EXERCISE DIRECTIONS
Print the listing below from its opening line through the line holding "s.set_zorder(4)", both ends included.

══════

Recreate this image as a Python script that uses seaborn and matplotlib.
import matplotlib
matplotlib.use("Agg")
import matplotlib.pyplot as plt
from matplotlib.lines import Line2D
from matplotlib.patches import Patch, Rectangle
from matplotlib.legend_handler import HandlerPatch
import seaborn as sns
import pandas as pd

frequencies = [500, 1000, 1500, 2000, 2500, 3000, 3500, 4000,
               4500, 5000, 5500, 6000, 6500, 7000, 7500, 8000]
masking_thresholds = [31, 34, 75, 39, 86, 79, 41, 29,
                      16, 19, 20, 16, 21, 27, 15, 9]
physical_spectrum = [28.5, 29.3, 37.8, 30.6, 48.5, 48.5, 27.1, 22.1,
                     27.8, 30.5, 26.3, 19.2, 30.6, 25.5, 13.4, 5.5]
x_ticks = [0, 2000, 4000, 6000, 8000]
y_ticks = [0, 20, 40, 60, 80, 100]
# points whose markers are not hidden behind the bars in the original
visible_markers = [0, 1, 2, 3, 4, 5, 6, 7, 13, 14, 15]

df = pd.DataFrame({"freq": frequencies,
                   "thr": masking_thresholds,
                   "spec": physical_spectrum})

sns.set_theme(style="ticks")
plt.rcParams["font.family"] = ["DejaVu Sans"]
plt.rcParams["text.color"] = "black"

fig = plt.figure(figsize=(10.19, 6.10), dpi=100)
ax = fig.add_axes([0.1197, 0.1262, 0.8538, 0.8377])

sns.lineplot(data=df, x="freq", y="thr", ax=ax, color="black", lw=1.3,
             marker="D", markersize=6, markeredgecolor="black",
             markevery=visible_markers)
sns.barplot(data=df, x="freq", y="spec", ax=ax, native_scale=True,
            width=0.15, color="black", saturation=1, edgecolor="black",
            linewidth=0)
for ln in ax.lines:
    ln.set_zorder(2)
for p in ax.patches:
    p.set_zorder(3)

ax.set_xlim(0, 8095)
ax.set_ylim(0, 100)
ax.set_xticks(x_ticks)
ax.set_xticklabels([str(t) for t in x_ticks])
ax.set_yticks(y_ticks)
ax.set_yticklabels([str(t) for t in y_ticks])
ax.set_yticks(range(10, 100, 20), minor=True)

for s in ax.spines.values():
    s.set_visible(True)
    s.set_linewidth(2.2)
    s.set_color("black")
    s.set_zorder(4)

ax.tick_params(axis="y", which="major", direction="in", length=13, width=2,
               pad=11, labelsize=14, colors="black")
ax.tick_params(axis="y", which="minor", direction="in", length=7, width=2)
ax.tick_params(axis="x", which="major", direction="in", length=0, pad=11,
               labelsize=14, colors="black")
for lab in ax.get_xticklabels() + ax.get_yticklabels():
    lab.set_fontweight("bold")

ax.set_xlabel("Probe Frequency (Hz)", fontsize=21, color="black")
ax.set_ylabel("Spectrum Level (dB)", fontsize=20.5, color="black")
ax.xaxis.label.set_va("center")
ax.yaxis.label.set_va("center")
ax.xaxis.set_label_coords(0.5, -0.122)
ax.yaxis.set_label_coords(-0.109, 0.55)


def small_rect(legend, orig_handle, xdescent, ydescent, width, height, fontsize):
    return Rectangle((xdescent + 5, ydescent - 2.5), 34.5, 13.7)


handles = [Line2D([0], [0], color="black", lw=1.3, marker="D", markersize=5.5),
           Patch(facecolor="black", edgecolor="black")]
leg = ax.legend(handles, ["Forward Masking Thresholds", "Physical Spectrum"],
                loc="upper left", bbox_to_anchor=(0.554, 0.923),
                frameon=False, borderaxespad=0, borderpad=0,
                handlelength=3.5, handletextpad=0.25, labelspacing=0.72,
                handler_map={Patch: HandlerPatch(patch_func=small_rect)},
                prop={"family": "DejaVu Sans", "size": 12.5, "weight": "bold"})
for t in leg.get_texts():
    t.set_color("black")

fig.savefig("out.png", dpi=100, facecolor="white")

══════

THE REPLY
Recreate this image as a Python script that uses seaborn and matplotlib.
import matplotlib
matplotlib.use("Agg")
import matplotlib.pyplot as plt
from matplotlib.lines import Line2D
from matplotlib.patches import Patch, Rectangle
from matplotlib.legend_handler import HandlerPatch
import seaborn as sns
import pandas as pd

frequencies = [500, 1000, 1500, 2000, 2500, 3000, 3500, 4000,
               4500, 5000, 5500, 6000, 6500, 7000, 7500, 8000]
masking_thresholds = [31, 34, 75, 39, 86, 79, 41, 29,
                      16, 19, 20, 16, 21, 27, 15, 9]
physical_spectrum = [28.5, 29.3, 37.8, 30.6, 48.5, 48.5, 27.1, 22.1,
                     27.8, 30.5, 26.3, 19.2, 30.6, 25.5, 13.4, 5.5]
x_ticks = [0, 2000, 4000, 6000, 8000]
y_ticks = [0, 20, 40, 60, 80, 100]
# points whose markers are not hidden behind the bars in the original
visible_markers = [0, 1, 2, 3, 4, 5, 6, 7, 13, 14, 15]

df = pd.DataFrame({"freq": frequencies,
                   "thr": masking_thresholds,
                   "spec": physical_spectrum})

sns.set_theme(style="ticks")
plt.rcParams["font.family"] = ["DejaVu Sans"]
plt.rcParams["text.color"] = "black"

fig = plt.figure(figsize=(10.19, 6.10), dpi=100)
ax = fig.add_axes([0.1197, 0.1262, 0.8538, 0.8377])

sns.lineplot(data=df, x="freq", y="thr", ax=ax, color="black", lw=1.3,
             marker="D", markersize=6, markeredgecolor="black",
             markevery=visible_markers)
sns.barplot(data=df, x="freq", y="spec", ax=ax, native_scale=True,
            width=0.15, color="black", saturation=1, edgecolor="black",
            linewidth=0)
for ln in ax.lines:
    ln.set_zorder(2)
for p in ax.patches:
    p.set_zorder(3)

ax.set_xlim(0, 8095)
ax.set_ylim(0, 100)
ax.set_xticks(x_ticks)
ax.set_xticklabels([str(t) for t in x_ticks])
ax.set_yticks(y_ticks)
ax.set_yticklabels([str(t) for t in y_ticks])
ax.set_yticks(range(10, 100, 20), minor=True)

for s in ax.spines.values():
    s.set_visible(True)
    s.set_linewidth(2.2)
    s.set_color("black")
    s.set_zorder(4)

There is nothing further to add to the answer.